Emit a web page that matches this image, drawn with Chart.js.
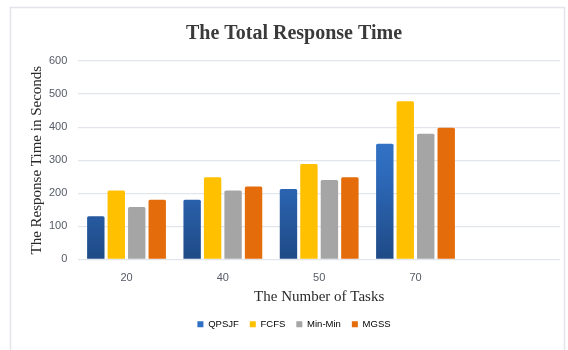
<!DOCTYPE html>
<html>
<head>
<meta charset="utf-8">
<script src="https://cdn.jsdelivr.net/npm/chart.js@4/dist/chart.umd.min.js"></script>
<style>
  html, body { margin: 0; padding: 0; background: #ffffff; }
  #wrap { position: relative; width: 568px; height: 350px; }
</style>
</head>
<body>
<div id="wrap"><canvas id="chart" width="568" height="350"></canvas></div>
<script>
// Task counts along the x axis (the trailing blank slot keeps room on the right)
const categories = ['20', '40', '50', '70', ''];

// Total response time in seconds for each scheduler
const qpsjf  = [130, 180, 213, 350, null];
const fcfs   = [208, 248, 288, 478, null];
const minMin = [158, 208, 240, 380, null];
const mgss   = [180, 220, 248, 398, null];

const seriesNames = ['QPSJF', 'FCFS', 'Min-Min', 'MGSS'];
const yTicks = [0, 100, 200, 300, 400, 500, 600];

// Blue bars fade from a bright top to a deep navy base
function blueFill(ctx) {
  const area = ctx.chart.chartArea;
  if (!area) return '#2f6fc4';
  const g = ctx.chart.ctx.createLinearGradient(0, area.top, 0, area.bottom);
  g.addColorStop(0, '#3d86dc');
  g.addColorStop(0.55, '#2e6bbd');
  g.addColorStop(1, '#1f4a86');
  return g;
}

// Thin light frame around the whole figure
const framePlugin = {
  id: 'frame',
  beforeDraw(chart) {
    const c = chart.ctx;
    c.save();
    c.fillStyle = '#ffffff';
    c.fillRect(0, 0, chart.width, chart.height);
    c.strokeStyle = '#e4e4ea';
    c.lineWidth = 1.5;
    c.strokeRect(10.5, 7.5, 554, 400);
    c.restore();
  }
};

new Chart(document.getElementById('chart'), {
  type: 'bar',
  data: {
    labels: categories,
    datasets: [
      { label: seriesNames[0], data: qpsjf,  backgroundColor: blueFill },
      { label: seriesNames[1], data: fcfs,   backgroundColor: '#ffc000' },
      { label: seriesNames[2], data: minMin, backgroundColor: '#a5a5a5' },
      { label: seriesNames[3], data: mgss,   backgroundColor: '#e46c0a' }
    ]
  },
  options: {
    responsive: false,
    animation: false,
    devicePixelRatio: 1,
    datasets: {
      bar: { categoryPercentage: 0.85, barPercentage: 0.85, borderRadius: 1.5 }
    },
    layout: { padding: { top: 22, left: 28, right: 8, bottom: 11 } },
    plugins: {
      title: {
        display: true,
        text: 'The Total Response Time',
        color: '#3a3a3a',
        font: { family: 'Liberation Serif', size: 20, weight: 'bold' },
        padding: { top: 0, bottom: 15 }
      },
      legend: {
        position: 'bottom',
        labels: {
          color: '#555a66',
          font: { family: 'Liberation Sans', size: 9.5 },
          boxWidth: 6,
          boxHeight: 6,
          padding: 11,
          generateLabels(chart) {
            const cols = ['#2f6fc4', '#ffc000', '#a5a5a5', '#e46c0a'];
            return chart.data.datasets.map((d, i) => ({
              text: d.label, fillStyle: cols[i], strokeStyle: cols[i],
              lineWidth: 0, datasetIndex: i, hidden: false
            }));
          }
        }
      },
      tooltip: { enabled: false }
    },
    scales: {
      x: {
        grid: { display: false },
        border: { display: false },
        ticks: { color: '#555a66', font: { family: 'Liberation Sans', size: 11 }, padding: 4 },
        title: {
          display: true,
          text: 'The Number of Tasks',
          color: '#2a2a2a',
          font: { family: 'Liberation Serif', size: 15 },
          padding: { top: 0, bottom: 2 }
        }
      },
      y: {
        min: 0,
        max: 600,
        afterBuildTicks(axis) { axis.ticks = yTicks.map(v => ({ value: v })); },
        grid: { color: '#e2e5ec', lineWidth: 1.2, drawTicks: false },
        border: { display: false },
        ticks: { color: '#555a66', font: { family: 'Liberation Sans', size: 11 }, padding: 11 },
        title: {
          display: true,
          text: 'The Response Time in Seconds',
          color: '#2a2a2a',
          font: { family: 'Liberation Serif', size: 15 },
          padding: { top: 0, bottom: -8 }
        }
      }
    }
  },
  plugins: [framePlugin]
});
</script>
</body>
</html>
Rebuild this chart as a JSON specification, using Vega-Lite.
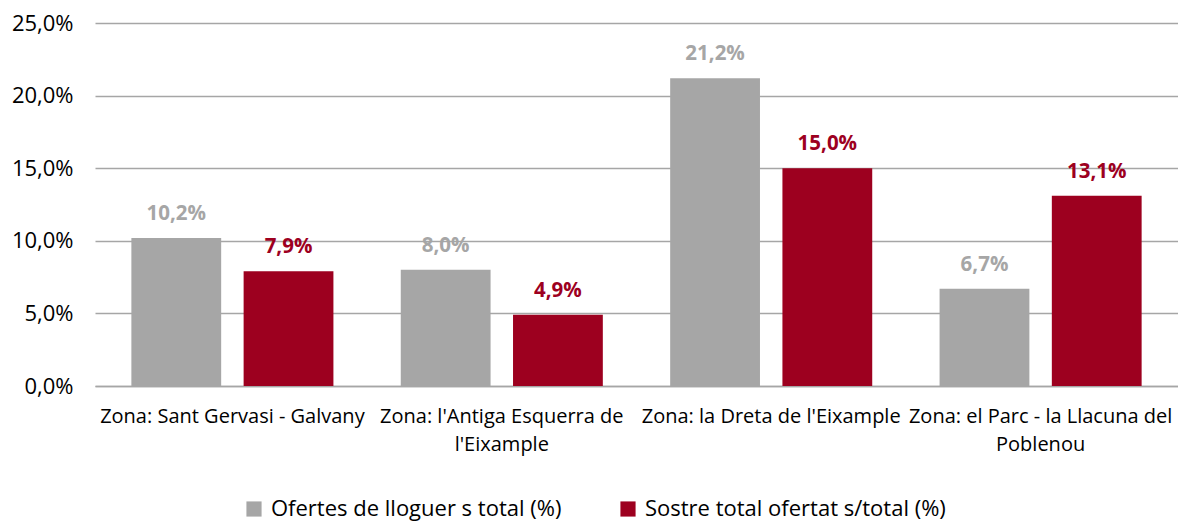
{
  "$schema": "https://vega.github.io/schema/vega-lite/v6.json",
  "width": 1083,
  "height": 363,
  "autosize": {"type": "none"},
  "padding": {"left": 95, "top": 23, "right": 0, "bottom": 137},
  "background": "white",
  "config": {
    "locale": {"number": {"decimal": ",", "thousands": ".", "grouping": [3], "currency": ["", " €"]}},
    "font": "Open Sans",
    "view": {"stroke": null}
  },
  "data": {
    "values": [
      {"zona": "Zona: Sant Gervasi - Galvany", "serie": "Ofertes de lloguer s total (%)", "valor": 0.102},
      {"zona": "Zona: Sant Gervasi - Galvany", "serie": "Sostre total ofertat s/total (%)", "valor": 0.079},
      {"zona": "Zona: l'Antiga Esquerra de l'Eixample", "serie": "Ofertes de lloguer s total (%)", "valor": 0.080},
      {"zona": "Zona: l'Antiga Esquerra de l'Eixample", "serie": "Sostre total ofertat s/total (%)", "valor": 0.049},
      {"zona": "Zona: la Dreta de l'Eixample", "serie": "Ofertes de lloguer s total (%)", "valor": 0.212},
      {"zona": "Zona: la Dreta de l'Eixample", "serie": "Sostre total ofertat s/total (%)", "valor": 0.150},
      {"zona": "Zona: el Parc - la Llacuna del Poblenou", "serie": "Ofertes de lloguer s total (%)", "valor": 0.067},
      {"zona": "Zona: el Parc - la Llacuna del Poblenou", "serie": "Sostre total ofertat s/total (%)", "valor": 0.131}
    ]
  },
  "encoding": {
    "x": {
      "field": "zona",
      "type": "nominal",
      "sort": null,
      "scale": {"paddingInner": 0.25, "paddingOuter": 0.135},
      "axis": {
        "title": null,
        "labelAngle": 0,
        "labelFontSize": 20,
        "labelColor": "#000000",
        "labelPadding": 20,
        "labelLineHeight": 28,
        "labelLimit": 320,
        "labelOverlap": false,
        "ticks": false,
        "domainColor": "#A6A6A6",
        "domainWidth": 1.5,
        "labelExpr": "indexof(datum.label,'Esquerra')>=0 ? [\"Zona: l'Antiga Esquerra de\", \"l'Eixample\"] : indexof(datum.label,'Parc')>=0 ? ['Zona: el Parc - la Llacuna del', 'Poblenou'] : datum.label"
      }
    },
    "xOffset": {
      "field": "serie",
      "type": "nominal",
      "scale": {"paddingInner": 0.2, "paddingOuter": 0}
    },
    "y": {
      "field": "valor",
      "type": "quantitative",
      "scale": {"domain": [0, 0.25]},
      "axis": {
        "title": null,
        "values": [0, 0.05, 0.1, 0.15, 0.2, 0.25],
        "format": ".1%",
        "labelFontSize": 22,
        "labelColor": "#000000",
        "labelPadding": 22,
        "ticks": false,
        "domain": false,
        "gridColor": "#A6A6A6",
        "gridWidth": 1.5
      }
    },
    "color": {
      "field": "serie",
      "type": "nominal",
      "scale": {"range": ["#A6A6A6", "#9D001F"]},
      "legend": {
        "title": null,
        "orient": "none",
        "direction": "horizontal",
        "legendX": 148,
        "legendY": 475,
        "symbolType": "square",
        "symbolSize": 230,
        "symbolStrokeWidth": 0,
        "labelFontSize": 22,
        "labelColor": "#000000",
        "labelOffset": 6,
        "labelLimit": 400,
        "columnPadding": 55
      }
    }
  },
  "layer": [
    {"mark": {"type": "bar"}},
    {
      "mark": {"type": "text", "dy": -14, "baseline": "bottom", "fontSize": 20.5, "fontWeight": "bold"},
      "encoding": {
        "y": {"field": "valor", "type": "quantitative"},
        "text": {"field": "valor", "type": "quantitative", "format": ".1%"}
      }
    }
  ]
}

EXERCISE INSTRUCTIONS: Locate the lines above that hold the word "this". Show every one of them.

SOLUTION TO THE EXERCISE:
Emit a web page that matches this image, drawn with Chart.js.
Rebuild this chart as a JSON specification, using Vega-Lite.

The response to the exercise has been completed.